The manufacturing sector bounced back into high growth territory in November, reversing a slowing trend that had become evident over the previous two months. The AI Group’s Australian PMI rose well away from the “break-even” 50 mark, rising to 57.3 for the month, reversing a trend that had seen it drop as low as 51.1 in October.

The November results mark the 14th consecutive month of growth, a record not seen since 2005.

While the slowdown in the figures for September and October were attributed to the winding down of the automotive sector, much of the credit for the improved activity in November appears to be down to improved trade conditions with an easing in the value of the Australian dollar.
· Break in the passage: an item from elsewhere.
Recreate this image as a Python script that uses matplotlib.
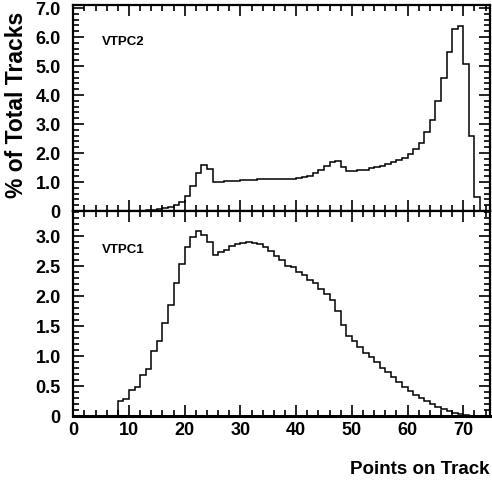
import numpy as np
import matplotlib.pyplot as plt
from matplotlib.ticker import MultipleLocator, FuncFormatter

plt.rcParams['font.family'] = ['Liberation Sans', 'DejaVu Sans']
plt.rcParams['font.weight'] = 'bold'

# VTPC2 histogram: bins of width 1 starting at 13
vtpc2_start = 13
vtpc2 = [0.03, 0.04, 0.06, 0.09, 0.13, 0.19, 0.30, 0.52, 0.85, 1.32,
         1.60, 1.46, 0.99, 1.00, 1.02, 1.03, 1.05, 1.06, 1.07, 1.08,
         1.09, 1.10, 1.10, 1.10, 1.10, 1.10, 1.12, 1.14, 1.17, 1.22,
         1.31, 1.42, 1.54, 1.69, 1.71, 1.50, 1.37, 1.38, 1.40, 1.42,
         1.47, 1.51, 1.56, 1.63, 1.68, 1.76, 1.83, 1.95, 2.14, 2.36,
         2.71, 3.14, 3.78, 4.57, 5.49, 6.28, 6.36, 5.07, 2.60, 0.47]

# VTPC1 histogram: bins of width 1 starting at 8
vtpc1_start = 8
vtpc1 = [0.25, 0.275, 0.43, 0.47, 0.68, 0.775, 1.07, 1.25, 1.54, 1.85,
         2.21, 2.52, 2.81, 2.97, 3.07, 3.01, 2.89, 2.68, 2.72, 2.76,
         2.83, 2.86, 2.875, 2.90, 2.88, 2.86, 2.81, 2.74, 2.66, 2.59,
         2.50, 2.48, 2.40, 2.35, 2.26, 2.21, 2.11, 2.03, 1.93, 1.75,
         1.51, 1.33, 1.24, 1.15, 1.05, 0.97, 0.89, 0.80, 0.725, 0.65,
         0.56, 0.47, 0.41, 0.35, 0.30, 0.25, 0.19, 0.15, 0.11, 0.08,
         0.05, 0.025, 0.01]

W, H = 492, 485
fig = plt.figure(figsize=(W / 100, H / 100), dpi=100)
left, right = 73.3, 490
ax_top = fig.add_axes([left / W, 1 - 212 / H, (right - left) / W, (212 - 6) / H])
ax_bot = fig.add_axes([left / W, 1 - 416.5 / H, (right - left) / W, (416.5 - 212) / H])


def fmt(v, pos):
    return '0' if abs(v) < 1e-9 else f'{v:.1f}'


def style(ax, ymax, ymajor, yminor):
    ax.set_xlim(0, 74.8)
    ax.set_ylim(0, ymax)
    ax.xaxis.set_major_locator(MultipleLocator(10))
    ax.xaxis.set_minor_locator(MultipleLocator(2))
    ax.yaxis.set_major_locator(MultipleLocator(ymajor))
    ax.yaxis.set_minor_locator(MultipleLocator(yminor))
    ax.yaxis.set_major_formatter(FuncFormatter(fmt))
    ax.tick_params(which='both', direction='in', top=True, right=True,
                   width=1.2, labelsize=13)
    ax.tick_params(which='major', length=8)
    ax.tick_params(which='minor', length=4)
    ax.tick_params(axis='y', pad=9)
    ax.tick_params(axis='x', pad=4)
    for s in ax.spines.values():
        s.set_linewidth(1.6)


v2 = np.array(vtpc2)
e2 = vtpc2_start + np.arange(len(v2) + 1)
ax_top.stairs(v2, e2, color='black', lw=1.1)
style(ax_top, 7.1, 1.0, 0.2)
ax_top.tick_params(axis='x', labelbottom=False)
ax_top.text(5.2, 5.86, 'VTPC2', fontsize=9.5, fontweight='bold', va='center')

v1 = np.array(vtpc1)
e1 = vtpc1_start + np.arange(len(v1) + 1)
ax_bot.stairs(v1, e1, color='black', lw=1.1)
style(ax_bot, 3.41, 0.5, 0.1)
ax_bot.spines['bottom'].set_linewidth(2.2)
ax_bot.text(5.2, 2.78, 'VTPC1', fontsize=9.5, fontweight='bold', va='center')

fig.text(16.5 / W, 1 - 105 / H, '% of Total Tracks', rotation=90,
         ha='center', va='center', fontsize=16.5, fontweight='bold')
fig.text(490 / W, 1 - 470 / H, 'Points on Track', ha='right', va='center',
         fontsize=13.5, fontweight='bold')

fig.savefig('out.png', dpi=100)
Exports rose by 8.9 points to 57.6 points and new orders climbed by 5.3 points to 60.4 points.

However, increasing energy costs are beginning to make a significant impression on the data, with input prices rising by 10.2 points to 76.4 points. Average wages also rose by 5.1 points to 64.1 points in November, with some companies reporting a shortage of suitably qualified metalworkers.

Announcing the results, Ai Group Chief Executive, Innes Willox, said: "The resumption of growth in exports is particularly encouraging after a slight easing in momentum in recent months.”

However, he added: “The sharp rise in input costs recorded in November is a sobering reminder of the risks posed for the manufacturing sector by climbing energy costs."